12. The pressurized air supply system according to claim 11,

wherein the control device controls a rotation speed of the motor such that a temperature of the flowing air passing through the pressurization object device is higher than the saturated steam temperature, if the first flow control valve is in an open state.

13. The pressurized air supply system according to claim 11

wherein the control device decreases an opening degree of the third flow control valve, if a temperature in the exhaust gas line is higher than a temperature of discharged air from the compressor.

14. The pressurized air supply system according to claim 13,

wherein the control device controls the opening degree of the third flow control valve such that a temperature of the flowing air passing through the pressurization object device is higher than the saturated steam temperature.

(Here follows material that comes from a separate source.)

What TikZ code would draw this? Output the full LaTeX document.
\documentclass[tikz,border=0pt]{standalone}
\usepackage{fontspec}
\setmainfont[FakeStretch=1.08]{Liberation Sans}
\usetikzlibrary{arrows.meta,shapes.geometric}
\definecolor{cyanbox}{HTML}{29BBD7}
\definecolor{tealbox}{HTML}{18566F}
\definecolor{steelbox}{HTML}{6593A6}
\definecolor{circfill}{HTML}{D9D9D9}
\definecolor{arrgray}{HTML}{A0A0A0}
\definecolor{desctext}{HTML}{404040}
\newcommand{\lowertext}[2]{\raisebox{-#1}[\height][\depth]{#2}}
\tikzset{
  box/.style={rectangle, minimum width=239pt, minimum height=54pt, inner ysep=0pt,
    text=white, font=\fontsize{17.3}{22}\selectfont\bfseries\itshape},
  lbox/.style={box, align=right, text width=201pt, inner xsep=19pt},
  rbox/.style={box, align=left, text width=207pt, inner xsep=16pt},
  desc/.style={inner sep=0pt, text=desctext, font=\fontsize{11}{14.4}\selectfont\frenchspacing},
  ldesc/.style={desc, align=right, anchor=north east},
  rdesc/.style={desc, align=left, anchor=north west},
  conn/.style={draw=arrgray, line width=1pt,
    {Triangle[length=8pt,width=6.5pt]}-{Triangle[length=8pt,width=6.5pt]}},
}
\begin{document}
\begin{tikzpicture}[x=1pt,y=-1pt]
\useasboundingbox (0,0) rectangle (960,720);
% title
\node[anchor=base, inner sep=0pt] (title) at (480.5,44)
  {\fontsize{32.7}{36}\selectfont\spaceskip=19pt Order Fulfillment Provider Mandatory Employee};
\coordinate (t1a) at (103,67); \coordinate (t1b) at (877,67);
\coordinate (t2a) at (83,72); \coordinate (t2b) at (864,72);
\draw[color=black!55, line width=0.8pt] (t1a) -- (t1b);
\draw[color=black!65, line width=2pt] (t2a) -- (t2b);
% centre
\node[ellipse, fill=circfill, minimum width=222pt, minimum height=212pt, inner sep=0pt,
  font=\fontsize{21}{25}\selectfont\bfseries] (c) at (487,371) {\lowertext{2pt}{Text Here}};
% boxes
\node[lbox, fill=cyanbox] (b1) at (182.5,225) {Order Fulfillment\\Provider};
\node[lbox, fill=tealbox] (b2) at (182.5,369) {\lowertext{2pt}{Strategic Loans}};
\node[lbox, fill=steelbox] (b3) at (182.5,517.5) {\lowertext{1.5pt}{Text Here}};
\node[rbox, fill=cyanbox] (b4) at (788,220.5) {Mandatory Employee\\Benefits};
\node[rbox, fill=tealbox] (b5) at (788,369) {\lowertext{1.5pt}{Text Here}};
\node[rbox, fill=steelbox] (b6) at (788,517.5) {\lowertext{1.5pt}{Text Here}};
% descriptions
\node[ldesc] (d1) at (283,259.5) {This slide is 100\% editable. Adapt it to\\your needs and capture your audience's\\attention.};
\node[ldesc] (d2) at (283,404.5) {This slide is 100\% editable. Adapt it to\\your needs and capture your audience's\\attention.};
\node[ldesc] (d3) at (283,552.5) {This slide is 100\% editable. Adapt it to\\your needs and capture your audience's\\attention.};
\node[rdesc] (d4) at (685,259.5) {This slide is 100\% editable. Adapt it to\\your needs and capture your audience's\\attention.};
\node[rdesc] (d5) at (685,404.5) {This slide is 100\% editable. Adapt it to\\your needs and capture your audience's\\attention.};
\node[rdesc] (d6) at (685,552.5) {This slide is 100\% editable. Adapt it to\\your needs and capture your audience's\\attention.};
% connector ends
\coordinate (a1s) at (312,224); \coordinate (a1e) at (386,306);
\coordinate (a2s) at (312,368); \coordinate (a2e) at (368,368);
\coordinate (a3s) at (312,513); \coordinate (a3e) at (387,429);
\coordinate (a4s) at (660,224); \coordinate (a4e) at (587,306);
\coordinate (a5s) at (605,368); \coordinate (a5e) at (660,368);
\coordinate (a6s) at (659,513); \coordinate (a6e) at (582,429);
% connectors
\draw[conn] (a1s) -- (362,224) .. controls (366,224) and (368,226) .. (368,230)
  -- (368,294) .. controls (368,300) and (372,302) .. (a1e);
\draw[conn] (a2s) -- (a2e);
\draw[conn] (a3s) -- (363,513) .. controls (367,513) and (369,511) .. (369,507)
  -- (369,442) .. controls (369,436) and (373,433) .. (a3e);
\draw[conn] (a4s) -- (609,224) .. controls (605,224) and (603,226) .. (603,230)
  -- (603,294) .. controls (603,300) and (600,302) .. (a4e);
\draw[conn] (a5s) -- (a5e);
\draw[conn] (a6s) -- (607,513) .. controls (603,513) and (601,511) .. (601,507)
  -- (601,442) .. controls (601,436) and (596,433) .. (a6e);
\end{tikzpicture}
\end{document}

15. A method for starting a pressurized air supply system that includes:

a turbocharger including a turbine and a turbocharger compressor;

a recuperator for performing heat exchange between discharged air from the compressor and an exhaust gas exhausted from the turbine;

a compressor capable of compressing air supplied from an air supply source;

a pressurization object device that is supplied with flowing air which includes at least one of the discharged air or compressed air generated by the compressor, the pressurization object device being configured to exhaust the flowing air to the turbine; and

a heater configured to heat the flowing air supplied to the pressurization object device,

wherein the compressor is controlled such that a saturated steam temperature of the flowing air supplied from the air supply source to the pressurization object device is lower than a temperature in the pressurization object device, at startup.